Overall Health: if your dog has an existing condition, it could be affecting their weight. Joint pain for example, could be discouraging them from exercising or a thyroid issue or other metabolic or endocrine disorder could be resulting in them being under or overweight. Ideal weight and body composition also varies greatly from breed to breed so always talk to your vet about your pet’s ideal weight, if there is in fact a weight issue, and if an underlying health problem could be the cause.

How you can help your overweight dog lose weight

Having decided it’s time to do something about your dog being overweight or obese, you need to not only consider diet but also how to change their overall lifestyle to see consistent and healthy weight loss. 

Determine Your Dog’s Weight Loss Goals

The first step for your dog’s weight loss is to talk with your vet and set some realistic goals. Weight loss is a sustained effort so tracking progress over time is the best way to keep on top of your dog’s progress and you can then easily see if they are losing weight too slowly, too quickly, or if they have plateaued and adjust their plan as needed. Again, your vet will advise you on the best weight loss plan, but a goal of losing 0.5 to 2% of total body fat a week is normal. 

Diet for Weight Loss 

Dog Food for Weight Loss

Whilst you should look at lifestyle factors, a change in diet plan will be the main component of your dog’s weight loss. 

Choosing the right food: the goal of your dog’s weight loss plan is to restrict calories whilst still meeting all their nutritional needs. A balanced and nutritionally complete diet for your dog that will still help with weight loss, will include meals that are high in lean proteins and lower in fats and carbohydrates. If you decide to change your dog’s food for their diet, NomNomNow is a perfect option. They deliver individually portioned meals customized just for your dog and their health goals, directly to your door. Using only human-grade ingredients (which are highly digestible), these tasty meals will not only help your dog diet but can also elevate mood and energy levels. Expertly formulated by leading board-certified veterinary nutritionist, Dr. Justin Shmalberg, you know your pet is only getting the best! 

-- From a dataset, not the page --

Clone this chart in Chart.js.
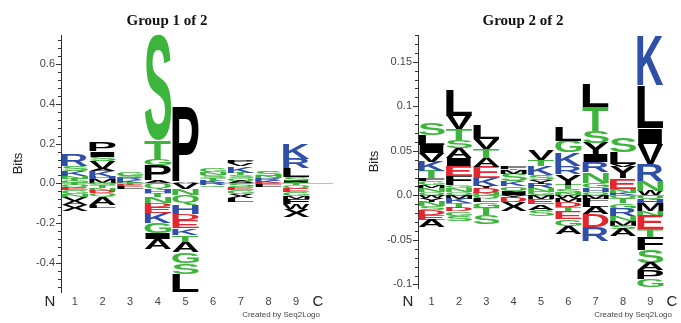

Don’t forget treats! Just because your dog is on a diet doesn’t mean they can’t have treats. Just be cautious of the treats they are being given and ensure they make up less than 10% of daily caloric intake. Ideally, treats would be 1 ingredient (we love NomNomNow’s yummy single ingredient treats) or healthy, natural snacks like vegetables. 

Add-ins to Boost Palatability: if your pet is losing weight and being fed appropriate portion sizes but is still hungry (this can be shown by begging even after being fed), try bulking out their food with healthy add ins. This could be as easy as watering food down or mixing in some fiber rich veggies like broccoli, celery, green beans, and cauliflower.   

Smaller, More Frequent Meals: some studies have shown that feeding one large meal a day could contribute to increased risk of weight issues. Consider splitting your dog’s meal into 2 to 4 smaller meals a day. This can help in the burning of calories and can help curb hunger.   

Weekly Weigh Ins and Consistent Monitoring of Progress   

Once you put your dog on their diet, monitoring their progress is crucial. Do weekly weigh-ins and make changes to their plan as needed (for example,  Dog on Scaleincreasing calorie intake if losing weight too quickly, increasing exercise if losing weight too slowly, or changing their plan a little if they plateaued). 

If your dog has more than a few pounds to lose, it can take some time but with a well formulated diet and exercise plan and consistency in implementing that plan, your dog will be living a better and healthier life in no time! 

Always make sure to discuss weight loss with your vet. Whether you want to determine if your dog is overweight or obese or formulate a weight loss plan, your vet will be able to provide the most full and complete diagnoses and next steps for happy and healthy weight loss.